Artvin’in Kemalpaşa ilçesinde gazeteci-yazar Timur Soykan, Sidera Kafe’de düzenlenen imza günü ve söyleşide okurlarıyla buluştu. Yoğun katılımın olduğu etkinlikte Soykan, hem gazetecilik serüvenini hem de Türkiye’de basın özgürlüğünün geldiği noktayı anlattı.
Soykan, konuşmasında Türkiye’nin çok sert bir dönemden geçtiğini vurgulayarak, “Sansürün çok yoğun olduğu, baskının çok yoğun olduğu bir dönem yaşıyoruz. Biz gazeteciler haberlerimizi yansıtacak çok fazla mecra bulamıyoruz ama BirGün’de öyle bir dert yok. BirGün cesur bir gazete, idealleri olan bir gazete. Sahipsiz yani patronu olmadığı için çok daha cesur” dedi.

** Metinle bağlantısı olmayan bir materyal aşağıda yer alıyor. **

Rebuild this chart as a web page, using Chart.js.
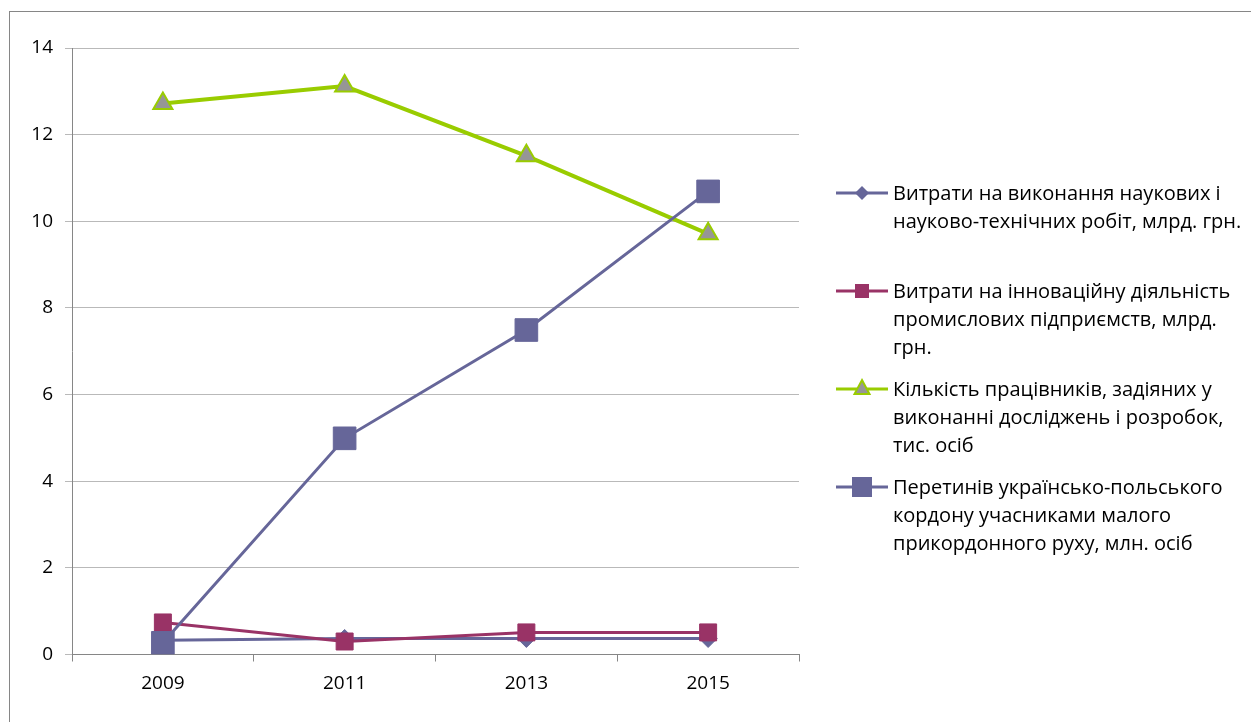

Gazetecilik mesleğine adım atmadan önce bile özgür bir yayın organı hayali kurduğunu ifade eden Soykan, BirGün’ün bu hayali gerçeğe dönüştürdüğünü söyledi:
“Gençliğimden itibaren hep şunu hayal ettim; özgürce yazabileceğimiz, hiçbir baskı altında kalmadan haber yapabileceğimiz bir gazetemiz olsun. Defalarca denemeler oldu ama çoğu başarısızlıkla sonuçlandı. BirGün ise 20 yılı geride bıraktı ve bu sansür ikliminde çok önemli bir yerde duruyor. Bugün medyanın yüzde 95’i iktidarın kontrolünde, haberleri gölgelemek ve yok etmek için uğraşıyor. BirGün ise o haberler için direnen çok önemli bir mecra.”
Soykan, bugüne kadar BirGün’de hiçbir haberinin geri çevrilmediğini, sansürle karşılaşmadığını da vurgulayarak, “Haberi gönderirim, arkadaşlarım da onu en güzel şekilde gazetede sunarlar” diye konuştu.
„ÜLKE GERÇEKLE BAĞINI KOPARDI“
Türkiye’deki siyasi ve toplumsal atmosferi de değerlendiren Soykan, ülkenin gerçeklikten koptuğunu ifade ederek “Ülkeyi nasıl anlatayım diye düşünüyorum, gerçekten ‘Ülke kafayı yemiş’ diyorum, başka da bir şey diyemiyorum. Gerçekle bağını koparmış bir ülke haline geldik. Buraya gelmeden önce yine polis aradı. Artık neredeyse her gün polis arıyor. Gazetecilik yapmak çok zorlaştı” dedi.
Soykan, tutuklu gazeteciler ve hak savunucularına da dikkat çekti. Furkan Karabay’ın 100 gündür sadece yaptığı haber nedeniyle cezaevinde olduğunu, Ercüment Akdeniz’in aylardır tutuklu bulunduğunu, son olarak Fatih Altaylı’nın cezaevine konulduğunu hatırlattı. Ayrıca Gezi davası kapsamında tutuklu bulunan Can Atalay ve Tayfun Kahraman’ın da isimlerini anarak, “Hepsi işçi, emekçi, toplumun hakkı için mücadele eden insanlardı. Bugün hâlâ cezaevindeler” dedi.
“HAFTADA ÜÇ GÜN İMZA VERİYORUM”
Kendi yargı süreçlerini de paylaşan Soykan, haftada üç gün adli kontrol şartıyla imza vermek zorunda olduğunu belirterek şu ifadeleri kullandı:
“Pazartesi, Çarşamba ve Cuma günleri karakola gidip imza atıyorum. Bugün de Cuma olduğu için İstanbul’a dönmek zorundayım. İki tane de yurtdışı yasağım var. Tabii bunlar mesele değil. Sabah kapı çalınıp gözaltına alınıyor, sokağa çıktığınızda motora binerken bile gelip gözaltına alabiliyorlar.”
Soykan, konuşmasını şu ifadelerle tamamladı:
“Gazetecilik faaliyeti bugün çok yoğun baskı altında ama bizim işimiz gerçeği savunmak. Onlar haberi yok etmek istiyor, biz haberi var etmek için direniyoruz. Halk özgür basının yanında oldukça, bu ülkede umudu diri tutmaya devam edeceğiz.”